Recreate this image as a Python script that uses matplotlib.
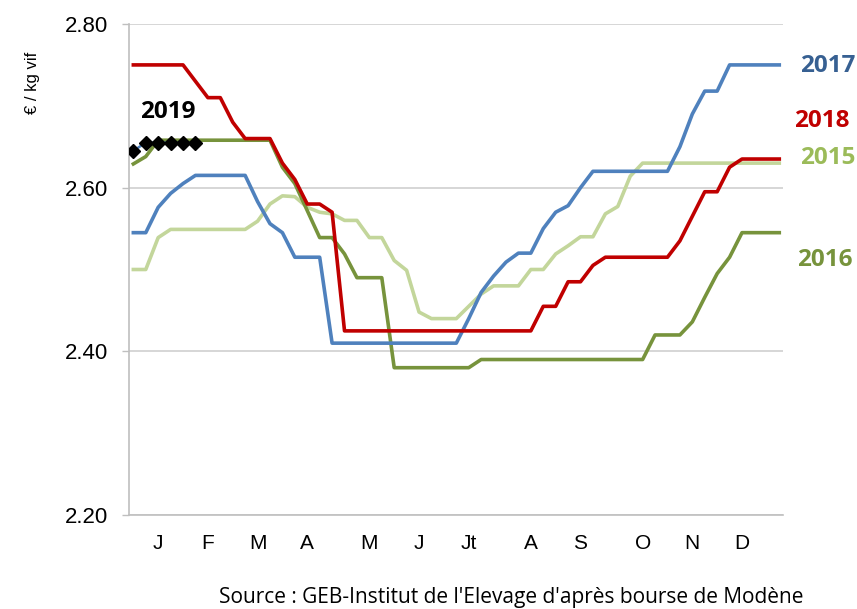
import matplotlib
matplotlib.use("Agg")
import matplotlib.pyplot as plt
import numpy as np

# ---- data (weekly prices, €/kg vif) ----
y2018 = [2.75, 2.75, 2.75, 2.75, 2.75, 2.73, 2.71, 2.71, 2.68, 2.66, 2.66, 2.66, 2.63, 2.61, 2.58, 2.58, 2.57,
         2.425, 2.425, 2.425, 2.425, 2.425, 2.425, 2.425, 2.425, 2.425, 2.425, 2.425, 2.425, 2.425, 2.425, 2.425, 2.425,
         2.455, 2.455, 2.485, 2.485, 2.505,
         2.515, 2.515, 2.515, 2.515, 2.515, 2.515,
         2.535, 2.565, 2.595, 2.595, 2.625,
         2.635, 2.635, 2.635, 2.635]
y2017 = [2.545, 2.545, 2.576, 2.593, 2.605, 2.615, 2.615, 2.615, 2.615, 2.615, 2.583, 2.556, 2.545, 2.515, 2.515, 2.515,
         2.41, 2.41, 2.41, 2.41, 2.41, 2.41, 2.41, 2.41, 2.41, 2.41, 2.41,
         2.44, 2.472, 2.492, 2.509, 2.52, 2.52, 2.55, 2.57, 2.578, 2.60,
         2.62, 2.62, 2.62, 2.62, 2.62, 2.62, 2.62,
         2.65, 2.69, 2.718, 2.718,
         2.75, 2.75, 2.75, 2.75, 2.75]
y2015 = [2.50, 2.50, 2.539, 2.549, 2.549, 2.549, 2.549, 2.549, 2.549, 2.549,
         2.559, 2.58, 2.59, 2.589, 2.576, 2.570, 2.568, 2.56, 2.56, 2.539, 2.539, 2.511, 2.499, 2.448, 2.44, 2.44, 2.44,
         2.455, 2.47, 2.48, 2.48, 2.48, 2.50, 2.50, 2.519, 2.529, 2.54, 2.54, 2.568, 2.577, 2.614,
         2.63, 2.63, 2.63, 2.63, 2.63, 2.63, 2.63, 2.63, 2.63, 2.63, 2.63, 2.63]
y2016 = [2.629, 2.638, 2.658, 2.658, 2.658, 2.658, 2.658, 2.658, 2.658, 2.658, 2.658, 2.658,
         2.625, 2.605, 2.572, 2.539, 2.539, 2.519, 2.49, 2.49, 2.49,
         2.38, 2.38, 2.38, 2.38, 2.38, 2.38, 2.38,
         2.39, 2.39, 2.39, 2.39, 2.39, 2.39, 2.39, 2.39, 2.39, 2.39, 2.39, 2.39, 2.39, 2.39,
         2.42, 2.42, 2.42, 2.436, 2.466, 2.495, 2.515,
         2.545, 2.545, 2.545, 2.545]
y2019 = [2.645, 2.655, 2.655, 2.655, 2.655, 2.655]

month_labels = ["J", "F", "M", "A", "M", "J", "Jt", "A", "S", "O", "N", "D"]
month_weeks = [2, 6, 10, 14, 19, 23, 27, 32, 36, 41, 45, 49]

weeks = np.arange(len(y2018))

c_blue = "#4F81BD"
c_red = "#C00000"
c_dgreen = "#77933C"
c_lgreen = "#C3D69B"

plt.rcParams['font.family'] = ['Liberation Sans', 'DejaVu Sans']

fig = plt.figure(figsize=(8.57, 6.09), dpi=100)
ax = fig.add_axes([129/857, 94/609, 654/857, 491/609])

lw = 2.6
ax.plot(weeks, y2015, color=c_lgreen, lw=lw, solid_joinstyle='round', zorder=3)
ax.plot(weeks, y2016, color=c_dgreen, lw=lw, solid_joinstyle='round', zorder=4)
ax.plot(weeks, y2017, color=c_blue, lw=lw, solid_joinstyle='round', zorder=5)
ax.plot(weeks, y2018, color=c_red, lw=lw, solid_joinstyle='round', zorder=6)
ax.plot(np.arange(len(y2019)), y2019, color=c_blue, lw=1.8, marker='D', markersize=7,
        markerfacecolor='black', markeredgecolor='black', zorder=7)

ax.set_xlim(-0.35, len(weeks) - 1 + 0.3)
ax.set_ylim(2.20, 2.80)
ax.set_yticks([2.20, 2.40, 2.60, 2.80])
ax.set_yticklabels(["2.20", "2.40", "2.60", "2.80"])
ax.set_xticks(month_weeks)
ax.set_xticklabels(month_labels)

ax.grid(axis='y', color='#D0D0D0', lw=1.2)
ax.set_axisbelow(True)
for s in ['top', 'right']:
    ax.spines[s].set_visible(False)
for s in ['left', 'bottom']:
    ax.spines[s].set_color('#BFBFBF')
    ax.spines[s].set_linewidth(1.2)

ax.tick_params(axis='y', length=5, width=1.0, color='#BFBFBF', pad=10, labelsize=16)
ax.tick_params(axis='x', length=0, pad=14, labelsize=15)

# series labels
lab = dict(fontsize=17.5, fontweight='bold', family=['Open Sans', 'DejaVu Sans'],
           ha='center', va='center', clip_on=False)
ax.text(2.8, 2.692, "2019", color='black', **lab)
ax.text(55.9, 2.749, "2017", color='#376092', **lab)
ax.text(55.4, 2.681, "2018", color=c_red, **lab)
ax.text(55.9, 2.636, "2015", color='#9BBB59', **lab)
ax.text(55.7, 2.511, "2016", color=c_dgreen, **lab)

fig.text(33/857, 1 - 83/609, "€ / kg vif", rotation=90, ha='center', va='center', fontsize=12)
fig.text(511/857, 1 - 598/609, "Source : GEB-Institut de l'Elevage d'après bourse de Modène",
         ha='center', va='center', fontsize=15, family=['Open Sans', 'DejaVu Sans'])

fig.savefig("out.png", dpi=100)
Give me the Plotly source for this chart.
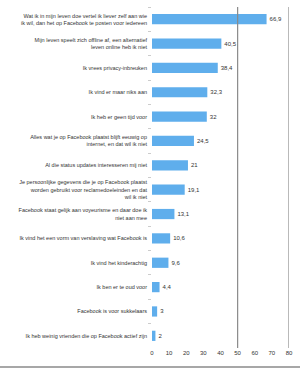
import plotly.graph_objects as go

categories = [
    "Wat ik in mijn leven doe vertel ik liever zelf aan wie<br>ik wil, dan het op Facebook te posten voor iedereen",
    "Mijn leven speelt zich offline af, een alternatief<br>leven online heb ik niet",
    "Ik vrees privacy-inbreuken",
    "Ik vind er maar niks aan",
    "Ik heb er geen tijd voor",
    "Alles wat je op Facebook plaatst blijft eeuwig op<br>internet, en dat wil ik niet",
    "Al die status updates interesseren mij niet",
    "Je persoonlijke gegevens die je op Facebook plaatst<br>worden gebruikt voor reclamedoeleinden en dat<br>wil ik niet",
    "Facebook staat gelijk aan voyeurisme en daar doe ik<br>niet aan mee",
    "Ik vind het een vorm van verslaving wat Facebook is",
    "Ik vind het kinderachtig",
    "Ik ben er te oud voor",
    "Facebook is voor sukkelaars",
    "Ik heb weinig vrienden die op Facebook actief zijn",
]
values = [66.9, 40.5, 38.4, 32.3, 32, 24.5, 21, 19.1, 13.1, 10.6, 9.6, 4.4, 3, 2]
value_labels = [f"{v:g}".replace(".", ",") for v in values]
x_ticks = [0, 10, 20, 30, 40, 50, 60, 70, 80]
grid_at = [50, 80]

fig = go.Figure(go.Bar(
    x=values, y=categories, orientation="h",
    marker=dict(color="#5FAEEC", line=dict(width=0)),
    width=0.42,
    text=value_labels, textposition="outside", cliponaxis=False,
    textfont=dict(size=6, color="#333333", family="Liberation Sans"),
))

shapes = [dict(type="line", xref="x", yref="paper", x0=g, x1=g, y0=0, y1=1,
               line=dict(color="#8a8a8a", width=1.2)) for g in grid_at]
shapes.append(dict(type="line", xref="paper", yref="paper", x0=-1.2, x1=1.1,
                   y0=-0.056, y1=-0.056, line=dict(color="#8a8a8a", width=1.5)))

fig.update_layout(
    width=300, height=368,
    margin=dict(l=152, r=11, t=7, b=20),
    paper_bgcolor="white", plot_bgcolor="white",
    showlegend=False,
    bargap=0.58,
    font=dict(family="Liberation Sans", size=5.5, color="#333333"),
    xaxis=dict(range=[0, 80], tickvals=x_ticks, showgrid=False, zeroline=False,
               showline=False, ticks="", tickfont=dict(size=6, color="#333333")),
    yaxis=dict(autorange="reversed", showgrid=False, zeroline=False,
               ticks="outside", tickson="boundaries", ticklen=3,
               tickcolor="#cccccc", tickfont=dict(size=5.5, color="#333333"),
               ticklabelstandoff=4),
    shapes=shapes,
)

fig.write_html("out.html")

---

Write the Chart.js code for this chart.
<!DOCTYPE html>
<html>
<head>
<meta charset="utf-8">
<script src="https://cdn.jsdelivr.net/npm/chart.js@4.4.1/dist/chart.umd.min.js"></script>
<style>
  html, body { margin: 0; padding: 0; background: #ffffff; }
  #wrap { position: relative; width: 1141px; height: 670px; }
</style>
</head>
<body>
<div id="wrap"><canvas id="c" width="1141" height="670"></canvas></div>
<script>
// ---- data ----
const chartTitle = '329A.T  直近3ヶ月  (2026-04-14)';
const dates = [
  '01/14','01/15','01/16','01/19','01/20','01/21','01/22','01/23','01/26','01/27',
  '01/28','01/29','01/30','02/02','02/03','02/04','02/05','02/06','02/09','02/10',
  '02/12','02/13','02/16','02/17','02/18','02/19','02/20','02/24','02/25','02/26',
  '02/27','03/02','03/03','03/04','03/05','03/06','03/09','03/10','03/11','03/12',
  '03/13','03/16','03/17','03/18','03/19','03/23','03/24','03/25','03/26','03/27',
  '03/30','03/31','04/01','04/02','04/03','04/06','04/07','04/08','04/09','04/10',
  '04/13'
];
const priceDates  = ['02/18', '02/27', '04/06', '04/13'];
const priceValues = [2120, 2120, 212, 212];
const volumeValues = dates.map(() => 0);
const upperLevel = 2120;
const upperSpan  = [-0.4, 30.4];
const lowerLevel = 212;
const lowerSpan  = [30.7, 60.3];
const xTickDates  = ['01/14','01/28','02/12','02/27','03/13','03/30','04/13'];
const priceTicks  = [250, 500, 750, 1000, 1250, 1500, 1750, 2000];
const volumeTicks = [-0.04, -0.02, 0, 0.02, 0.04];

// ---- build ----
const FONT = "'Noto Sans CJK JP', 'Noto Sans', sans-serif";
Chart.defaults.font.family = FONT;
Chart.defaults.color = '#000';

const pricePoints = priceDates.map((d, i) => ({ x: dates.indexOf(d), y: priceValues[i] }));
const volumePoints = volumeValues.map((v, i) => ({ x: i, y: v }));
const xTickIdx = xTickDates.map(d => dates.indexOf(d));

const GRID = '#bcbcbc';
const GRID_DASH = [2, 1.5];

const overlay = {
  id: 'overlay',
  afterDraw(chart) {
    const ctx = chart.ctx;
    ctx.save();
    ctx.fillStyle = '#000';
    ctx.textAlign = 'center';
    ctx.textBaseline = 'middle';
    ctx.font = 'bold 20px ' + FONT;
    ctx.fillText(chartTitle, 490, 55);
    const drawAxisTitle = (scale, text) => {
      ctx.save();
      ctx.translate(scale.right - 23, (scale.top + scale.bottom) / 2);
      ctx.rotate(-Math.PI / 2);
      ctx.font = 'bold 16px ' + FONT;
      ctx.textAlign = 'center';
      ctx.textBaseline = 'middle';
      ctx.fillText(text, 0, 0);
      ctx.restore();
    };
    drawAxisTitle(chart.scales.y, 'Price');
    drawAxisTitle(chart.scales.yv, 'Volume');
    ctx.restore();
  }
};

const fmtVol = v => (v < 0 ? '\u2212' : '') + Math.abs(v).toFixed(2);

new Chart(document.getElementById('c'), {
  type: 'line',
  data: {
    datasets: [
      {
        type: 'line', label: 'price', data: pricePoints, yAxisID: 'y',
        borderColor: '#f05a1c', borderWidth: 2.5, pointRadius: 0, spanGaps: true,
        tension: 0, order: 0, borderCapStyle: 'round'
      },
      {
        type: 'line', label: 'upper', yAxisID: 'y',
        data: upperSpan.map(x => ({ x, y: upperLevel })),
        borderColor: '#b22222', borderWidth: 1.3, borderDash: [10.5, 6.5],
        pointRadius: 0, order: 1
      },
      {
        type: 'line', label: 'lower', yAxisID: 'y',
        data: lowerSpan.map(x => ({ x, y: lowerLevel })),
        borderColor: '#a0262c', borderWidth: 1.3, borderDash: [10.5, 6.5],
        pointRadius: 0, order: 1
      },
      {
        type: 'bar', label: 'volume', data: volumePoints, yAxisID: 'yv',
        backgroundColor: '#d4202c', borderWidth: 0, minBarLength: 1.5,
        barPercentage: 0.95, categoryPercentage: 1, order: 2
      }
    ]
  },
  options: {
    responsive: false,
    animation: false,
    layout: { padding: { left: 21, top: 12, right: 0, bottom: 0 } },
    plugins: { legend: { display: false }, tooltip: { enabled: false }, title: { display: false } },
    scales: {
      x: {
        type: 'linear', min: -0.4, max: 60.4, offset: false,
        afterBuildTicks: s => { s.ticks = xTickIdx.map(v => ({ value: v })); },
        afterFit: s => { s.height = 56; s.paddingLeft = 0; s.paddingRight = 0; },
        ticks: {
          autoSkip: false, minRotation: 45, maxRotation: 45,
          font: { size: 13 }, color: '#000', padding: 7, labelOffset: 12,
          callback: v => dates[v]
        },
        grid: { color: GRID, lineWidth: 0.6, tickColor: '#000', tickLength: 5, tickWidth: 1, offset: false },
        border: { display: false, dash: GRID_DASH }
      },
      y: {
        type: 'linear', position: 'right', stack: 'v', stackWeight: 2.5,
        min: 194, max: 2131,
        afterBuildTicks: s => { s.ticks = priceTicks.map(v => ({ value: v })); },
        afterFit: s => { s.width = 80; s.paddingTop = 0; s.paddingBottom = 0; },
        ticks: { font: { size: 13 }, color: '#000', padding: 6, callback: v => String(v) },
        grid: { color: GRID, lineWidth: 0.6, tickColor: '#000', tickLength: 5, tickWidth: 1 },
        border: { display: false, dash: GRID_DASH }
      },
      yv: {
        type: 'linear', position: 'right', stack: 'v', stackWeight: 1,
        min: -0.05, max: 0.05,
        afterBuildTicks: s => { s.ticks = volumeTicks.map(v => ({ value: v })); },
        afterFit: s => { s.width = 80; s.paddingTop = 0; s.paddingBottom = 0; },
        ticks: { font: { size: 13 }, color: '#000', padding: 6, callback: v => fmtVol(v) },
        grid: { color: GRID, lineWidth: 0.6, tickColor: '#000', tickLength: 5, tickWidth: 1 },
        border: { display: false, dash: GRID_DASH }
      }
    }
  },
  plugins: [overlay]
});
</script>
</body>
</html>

**The request**
From the entries above, pull out each line that includes "script".

**Written answer**
Recreate this image as a Python script that uses matplotlib.
<script src="https://cdn.jsdelivr.net/npm/chart.js@4.4.1/dist/chart.umd.min.js"></script>
<script>
</script>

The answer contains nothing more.